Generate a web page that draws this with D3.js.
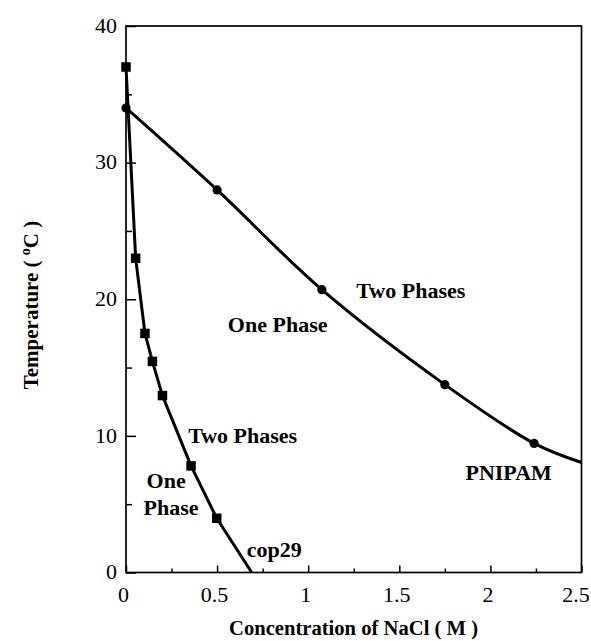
<!DOCTYPE html>
<html><head><meta charset="utf-8">
<script src="https://cdn.jsdelivr.net/npm/d3@7"></script>
<style>body{margin:0;background:#fff}svg{display:block}</style>
</head><body><svg id="c" width="591" height="641"></svg>
<script>
// Data
const pnipamConc = [0, 0.5, 1.075, 1.75, 2.24];
const pnipamTemp = [34, 28, 20.7, 13.75, 9.45];
const pnipamLineEnd = [2.5, 8.05];
const cop29Conc = [0, 0.053, 0.104, 0.145, 0.2, 0.357, 0.498];
const cop29Temp = [37, 23, 17.5, 15.45, 12.95, 7.8, 3.97];
const cop29LineEnd = [0.69, 0];
const xTicks = [0, 0.5, 1, 1.5, 2, 2.5];
const xTickLabels = ["0", "0.5", "1", "1.5", "2", "2.5"];
const xMinorTicks = [0.25, 0.75, 1.25, 1.75, 2.25];
const yTicks = [0, 10, 20, 30, 40];
const yMinorTicks = [5, 15, 25, 35];
const annotations = [
  {text: "Two Phases", x: 1.264, y: 20.1},
  {text: "One Phase", x: 0.559, y: 17.6},
  {text: "Two Phases", x: 0.341, y: 9.48},
  {text: "One", x: 0.113, y: 6.22},
  {text: "Phase", x: 0.096, y: 4.21},
  {text: "cop29", x: 0.663, y: 1.16},
  {text: "PNIPAM", x: 1.863, y: 6.77}
];

const W = 591, H = 641;
const m = {left: 126, top: 26, right: 9.5, bottom: 68.5};
const svg = d3.select("#c");
const x = d3.scaleLinear().domain([0, 2.5]).range([m.left, W - m.right]);
const y = d3.scaleLinear().domain([0, 40]).range([H - m.bottom, m.top]);
const serif = "'Liberation Serif','Times New Roman',serif";

// frame
svg.append("rect").attr("x", x(0)).attr("y", y(40))
  .attr("width", x(2.5) - x(0)).attr("height", y(0) - y(40))
  .attr("fill", "none").attr("stroke", "#000").attr("stroke-width", 1.7);

// axes
const xAx = svg.append("g").attr("transform", `translate(0,${y(0)})`)
  .call(d3.axisBottom(x).tickValues(xTicks).tickFormat((d, i) => xTickLabels[i]).tickSizeInner(-7).tickSizeOuter(0).tickPadding(14));
const xMin = svg.append("g").attr("transform", `translate(0,${y(0)})`)
  .call(d3.axisBottom(x).tickValues(xMinorTicks).tickFormat("").tickSizeInner(-4).tickSizeOuter(0));
const yAx = svg.append("g").attr("transform", `translate(${x(0)},0)`)
  .call(d3.axisLeft(y).tickValues(yTicks).tickSizeInner(-10).tickSizeOuter(0).tickPadding(9));
const yMin = svg.append("g").attr("transform", `translate(${x(0)},0)`)
  .call(d3.axisLeft(y).tickValues(yMinorTicks).tickFormat("").tickSizeInner(-6).tickSizeOuter(0));
[xAx, xMin, yAx, yMin].forEach(g => {
  g.select(".domain").remove();
  g.selectAll(".tick line").attr("stroke", "#000").attr("stroke-width", 1.5);
  g.selectAll("text").attr("font-family", serif).attr("font-size", 22).attr("fill", "#000");
});
xAx.selectAll(".tick text").attr("dx", (d, i) => i === xTicks.length - 1 ? -6 : -3);
yAx.selectAll(".tick text").attr("dy", "0.28em");

// lines
const pnipamLine = pnipamConc.map((c, i) => [c, pnipamTemp[i]]).concat([pnipamLineEnd]);
const cop29Line = cop29Conc.map((c, i) => [c, cop29Temp[i]]).concat([cop29LineEnd]);
svg.append("path").datum(pnipamLine)
  .attr("d", d3.line().x(d => x(d[0])).y(d => y(d[1])).curve(d3.curveCatmullRom.alpha(0.5)))
  .attr("fill", "none").attr("stroke", "#000").attr("stroke-width", 3);
svg.append("path").datum(cop29Line)
  .attr("d", d3.line().x(d => x(d[0])).y(d => y(d[1])))
  .attr("fill", "none").attr("stroke", "#000").attr("stroke-width", 3).attr("stroke-linejoin", "round");

// markers
svg.selectAll("circle.p").data(pnipamConc).join("circle")
  .attr("cx", d => x(d)).attr("cy", (d, i) => y(pnipamTemp[i])).attr("r", 4.6).attr("fill", "#000");
const s = 9.5;
svg.selectAll("rect.s").data(cop29Conc).join("rect")
  .attr("x", d => x(d) - s / 2).attr("y", (d, i) => y(cop29Temp[i]) - s / 2)
  .attr("width", s).attr("height", s).attr("fill", "#000");

// annotations
svg.selectAll("text.ann").data(annotations).join("text")
  .attr("x", d => x(d.x)).attr("y", d => y(d.y))
  .attr("font-family", serif).attr("font-weight", "bold").attr("font-size", 22)
  .attr("fill", "#000").text(d => d.text);

// axis titles
svg.append("text").attr("x", 229).attr("y", 635)
  .attr("font-family", serif).attr("font-weight", "bold").attr("font-size", 20)
  .attr("textLength", 249).attr("lengthAdjust", "spacingAndGlyphs")
  .text("Concentration of NaCl  ( M )");
const yt = svg.append("text").attr("transform", "translate(38,305) rotate(-90)")
  .attr("text-anchor", "middle").attr("font-family", serif).attr("font-weight", "bold").attr("font-size", 21);
yt.append("tspan").text("Temperature ( ");
yt.append("tspan").attr("font-size", 14).attr("dy", -8).text("o");
yt.append("tspan").attr("dy", 8).text("C )");
</script></body></html>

GIVEN INSTRUCTION: Output the material word for word, omitting its pictures.

ANSWER TO THE PROBLEM:
Generate a web page that draws this with D3.js.
<!DOCTYPE html>
<html><head><meta charset="utf-8">
<script src="https://cdn.jsdelivr.net/npm/d3@7"></script>
<style>body{margin:0;background:#fff}svg{display:block}</style>
</head><body><svg id="c" width="591" height="641"></svg>
<script>
// Data
const pnipamConc = [0, 0.5, 1.075, 1.75, 2.24];
const pnipamTemp = [34, 28, 20.7, 13.75, 9.45];
const pnipamLineEnd = [2.5, 8.05];
const cop29Conc = [0, 0.053, 0.104, 0.145, 0.2, 0.357, 0.498];
const cop29Temp = [37, 23, 17.5, 15.45, 12.95, 7.8, 3.97];
const cop29LineEnd = [0.69, 0];
const xTicks = [0, 0.5, 1, 1.5, 2, 2.5];
const xTickLabels = ["0", "0.5", "1", "1.5", "2", "2.5"];
const xMinorTicks = [0.25, 0.75, 1.25, 1.75, 2.25];
const yTicks = [0, 10, 20, 30, 40];
const yMinorTicks = [5, 15, 25, 35];
const annotations = [
  {text: "Two Phases", x: 1.264, y: 20.1},
  {text: "One Phase", x: 0.559, y: 17.6},
  {text: "Two Phases", x: 0.341, y: 9.48},
  {text: "One", x: 0.113, y: 6.22},
  {text: "Phase", x: 0.096, y: 4.21},
  {text: "cop29", x: 0.663, y: 1.16},
  {text: "PNIPAM", x: 1.863, y: 6.77}
];

const W = 591, H = 641;
const m = {left: 126, top: 26, right: 9.5, bottom: 68.5};
const svg = d3.select("#c");
const x = d3.scaleLinear().domain([0, 2.5]).range([m.left, W - m.right]);
const y = d3.scaleLinear().domain([0, 40]).range([H - m.bottom, m.top]);
const serif = "'Liberation Serif','Times New Roman',serif";

// frame
svg.append("rect").attr("x", x(0)).attr("y", y(40))
  .attr("width", x(2.5) - x(0)).attr("height", y(0) - y(40))
  .attr("fill", "none").attr("stroke", "#000").attr("stroke-width", 1.7);

// axes
const xAx = svg.append("g").attr("transform", `translate(0,${y(0)})`)
  .call(d3.axisBottom(x).tickValues(xTicks).tickFormat((d, i) => xTickLabels[i]).tickSizeInner(-7).tickSizeOuter(0).tickPadding(14));
const xMin = svg.append("g").attr("transform", `translate(0,${y(0)})`)
  .call(d3.axisBottom(x).tickValues(xMinorTicks).tickFormat("").tickSizeInner(-4).tickSizeOuter(0));
const yAx = svg.append("g").attr("transform", `translate(${x(0)},0)`)
  .call(d3.axisLeft(y).tickValues(yTicks).tickSizeInner(-10).tickSizeOuter(0).tickPadding(9));
const yMin = svg.append("g").attr("transform", `translate(${x(0)},0)`)
  .call(d3.axisLeft(y).tickValues(yMinorTicks).tickFormat("").tickSizeInner(-6).tickSizeOuter(0));
[xAx, xMin, yAx, yMin].forEach(g => {
  g.select(".domain").remove();
  g.selectAll(".tick line").attr("stroke", "#000").attr("stroke-width", 1.5);
  g.selectAll("text").attr("font-family", serif).attr("font-size", 22).attr("fill", "#000");
});
xAx.selectAll(".tick text").attr("dx", (d, i) => i === xTicks.length - 1 ? -6 : -3);
yAx.selectAll(".tick text").attr("dy", "0.28em");

// lines
const pnipamLine = pnipamConc.map((c, i) => [c, pnipamTemp[i]]).concat([pnipamLineEnd]);
const cop29Line = cop29Conc.map((c, i) => [c, cop29Temp[i]]).concat([cop29LineEnd]);
svg.append("path").datum(pnipamLine)
  .attr("d", d3.line().x(d => x(d[0])).y(d => y(d[1])).curve(d3.curveCatmullRom.alpha(0.5)))
  .attr("fill", "none").attr("stroke", "#000").attr("stroke-width", 3);
svg.append("path").datum(cop29Line)
  .attr("d", d3.line().x(d => x(d[0])).y(d => y(d[1])))
  .attr("fill", "none").attr("stroke", "#000").attr("stroke-width", 3).attr("stroke-linejoin", "round");

// markers
svg.selectAll("circle.p").data(pnipamConc).join("circle")
  .attr("cx", d => x(d)).attr("cy", (d, i) => y(pnipamTemp[i])).attr("r", 4.6).attr("fill", "#000");
const s = 9.5;
svg.selectAll("rect.s").data(cop29Conc).join("rect")
  .attr("x", d => x(d) - s / 2).attr("y", (d, i) => y(cop29Temp[i]) - s / 2)
  .attr("width", s).attr("height", s).attr("fill", "#000");

// annotations
svg.selectAll("text.ann").data(annotations).join("text")
  .attr("x", d => x(d.x)).attr("y", d => y(d.y))
  .attr("font-family", serif).attr("font-weight", "bold").attr("font-size", 22)
  .attr("fill", "#000").text(d => d.text);

// axis titles
svg.append("text").attr("x", 229).attr("y", 635)
  .attr("font-family", serif).attr("font-weight", "bold").attr("font-size", 20)
  .attr("textLength", 249).attr("lengthAdjust", "spacingAndGlyphs")
  .text("Concentration of NaCl  ( M )");
const yt = svg.append("text").attr("transform", "translate(38,305) rotate(-90)")
  .attr("text-anchor", "middle").attr("font-family", serif).attr("font-weight", "bold").attr("font-size", 21);
yt.append("tspan").text("Temperature ( ");
yt.append("tspan").attr("font-size", 14).attr("dy", -8).text("o");
yt.append("tspan").attr("dy", 8).text("C )");
</script></body></html>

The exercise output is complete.